When we decided to move to China, a lot of people asked about my level of Chinese language ability and then commented something along the lines of "boy, Chinese sure seems hard." After spending some time here now working with smart people who speak English as a second language, I think I can assert that English is hard too.
Sure, there are lots of funny and sometimes incomprehensible "Chinglish" signs where I can't figure out how the person writing it could possibly have constructed such sentences, for example:
But, there are a bunch of common mistakes I see my colleagues and others make that demonstrate how whimsical and arbitrary English can be. One big class of mistake is correctly deciding when to add an "s" to the end of a word. I see sentences like "We need to hire more talents" or "We collected a lot of feedbacks." It's very difficult to explain to someone why a person can have a lot of talents, but a team looking for people hires talent. It's similarly difficult to explain why you can't have two feedbacks. Of course, there's no good rule for determining a priori whether a word is an enumerable unit with singular and plural or a category/group word with no plural. It's even more confusing when the same word like talent can be used in both ways.

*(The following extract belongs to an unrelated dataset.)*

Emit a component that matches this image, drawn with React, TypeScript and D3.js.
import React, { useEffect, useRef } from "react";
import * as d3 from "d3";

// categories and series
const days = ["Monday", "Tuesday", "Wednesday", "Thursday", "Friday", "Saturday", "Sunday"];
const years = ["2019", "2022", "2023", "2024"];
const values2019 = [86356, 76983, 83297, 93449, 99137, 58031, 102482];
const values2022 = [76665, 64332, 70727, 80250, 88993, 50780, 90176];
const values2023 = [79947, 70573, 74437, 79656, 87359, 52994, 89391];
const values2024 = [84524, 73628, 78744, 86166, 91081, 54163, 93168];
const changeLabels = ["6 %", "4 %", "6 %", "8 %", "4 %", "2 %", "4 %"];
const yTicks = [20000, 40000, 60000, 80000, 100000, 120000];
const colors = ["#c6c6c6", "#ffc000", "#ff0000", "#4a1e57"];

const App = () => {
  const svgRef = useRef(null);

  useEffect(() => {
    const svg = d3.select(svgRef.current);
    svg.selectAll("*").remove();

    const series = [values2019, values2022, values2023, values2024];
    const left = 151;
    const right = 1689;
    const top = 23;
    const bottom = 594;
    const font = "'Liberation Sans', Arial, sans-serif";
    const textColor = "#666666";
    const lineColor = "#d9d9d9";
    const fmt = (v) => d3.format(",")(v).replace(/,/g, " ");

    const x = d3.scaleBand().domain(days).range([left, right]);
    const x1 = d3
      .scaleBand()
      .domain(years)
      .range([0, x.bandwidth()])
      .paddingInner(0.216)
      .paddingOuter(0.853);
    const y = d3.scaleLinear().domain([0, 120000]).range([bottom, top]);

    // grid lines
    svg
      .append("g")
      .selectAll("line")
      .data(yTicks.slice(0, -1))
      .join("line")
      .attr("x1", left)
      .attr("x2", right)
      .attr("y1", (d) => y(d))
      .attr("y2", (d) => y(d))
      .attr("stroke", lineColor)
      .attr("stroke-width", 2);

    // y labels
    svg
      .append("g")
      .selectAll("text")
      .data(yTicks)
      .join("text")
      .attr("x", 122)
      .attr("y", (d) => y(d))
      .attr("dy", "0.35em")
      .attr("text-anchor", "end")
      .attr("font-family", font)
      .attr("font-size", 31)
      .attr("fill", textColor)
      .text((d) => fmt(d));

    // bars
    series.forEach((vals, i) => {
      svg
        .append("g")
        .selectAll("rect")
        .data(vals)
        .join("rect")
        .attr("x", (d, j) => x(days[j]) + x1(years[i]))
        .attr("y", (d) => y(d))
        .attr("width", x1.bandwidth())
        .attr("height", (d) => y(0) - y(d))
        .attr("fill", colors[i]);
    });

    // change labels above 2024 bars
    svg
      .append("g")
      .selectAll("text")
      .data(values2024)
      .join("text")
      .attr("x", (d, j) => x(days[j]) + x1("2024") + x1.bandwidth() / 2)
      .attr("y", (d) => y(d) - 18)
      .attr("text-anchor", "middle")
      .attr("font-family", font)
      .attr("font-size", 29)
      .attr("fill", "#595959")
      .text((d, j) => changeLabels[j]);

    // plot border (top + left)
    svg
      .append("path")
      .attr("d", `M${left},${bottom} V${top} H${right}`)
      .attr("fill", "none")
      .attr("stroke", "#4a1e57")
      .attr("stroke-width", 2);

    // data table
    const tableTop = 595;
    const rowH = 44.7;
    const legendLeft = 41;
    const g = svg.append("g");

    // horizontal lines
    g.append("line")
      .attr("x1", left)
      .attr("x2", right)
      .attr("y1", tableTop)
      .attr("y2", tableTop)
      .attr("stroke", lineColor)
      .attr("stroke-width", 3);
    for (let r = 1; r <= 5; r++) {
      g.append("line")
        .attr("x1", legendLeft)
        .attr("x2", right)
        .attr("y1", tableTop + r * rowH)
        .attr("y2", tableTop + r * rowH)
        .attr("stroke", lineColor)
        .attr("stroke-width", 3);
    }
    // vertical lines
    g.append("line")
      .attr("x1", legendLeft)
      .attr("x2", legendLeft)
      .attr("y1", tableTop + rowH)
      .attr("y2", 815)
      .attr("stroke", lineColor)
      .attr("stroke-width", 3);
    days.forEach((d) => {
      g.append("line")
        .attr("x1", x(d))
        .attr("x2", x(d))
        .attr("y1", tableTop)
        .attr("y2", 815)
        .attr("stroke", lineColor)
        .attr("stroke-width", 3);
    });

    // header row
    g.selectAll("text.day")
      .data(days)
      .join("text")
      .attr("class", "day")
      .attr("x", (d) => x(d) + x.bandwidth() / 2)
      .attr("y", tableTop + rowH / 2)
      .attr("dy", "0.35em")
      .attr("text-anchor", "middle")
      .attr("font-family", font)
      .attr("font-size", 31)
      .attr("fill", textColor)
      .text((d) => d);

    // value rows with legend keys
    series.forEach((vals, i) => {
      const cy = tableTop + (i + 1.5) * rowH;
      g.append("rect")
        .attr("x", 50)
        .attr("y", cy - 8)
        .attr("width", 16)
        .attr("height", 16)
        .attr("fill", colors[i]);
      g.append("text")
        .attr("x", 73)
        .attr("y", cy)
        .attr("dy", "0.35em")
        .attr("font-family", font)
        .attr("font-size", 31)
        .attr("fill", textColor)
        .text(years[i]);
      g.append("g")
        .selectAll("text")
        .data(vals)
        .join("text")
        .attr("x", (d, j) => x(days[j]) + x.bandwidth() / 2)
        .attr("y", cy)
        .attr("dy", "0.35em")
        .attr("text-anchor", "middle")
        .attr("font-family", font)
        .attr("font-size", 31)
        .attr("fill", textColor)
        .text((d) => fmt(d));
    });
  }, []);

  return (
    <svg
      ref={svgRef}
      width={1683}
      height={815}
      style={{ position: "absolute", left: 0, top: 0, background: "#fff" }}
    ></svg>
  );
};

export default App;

Even the China Daily got this wrong in today's paper.
So, my hats off to the billions of people around the world learning English and even more kudos to my colleagues and everyone else who actually do business or go to school using English as a second language. It's a hard language.
Kathleen Reply
Have you found a wikipedia (type of mushroom) on a menu yet? They are yummy!
Tony Reply
@Kathleen: Not yet, but I have heard of the near-mythical wikipedia mushroom and am on the hunt.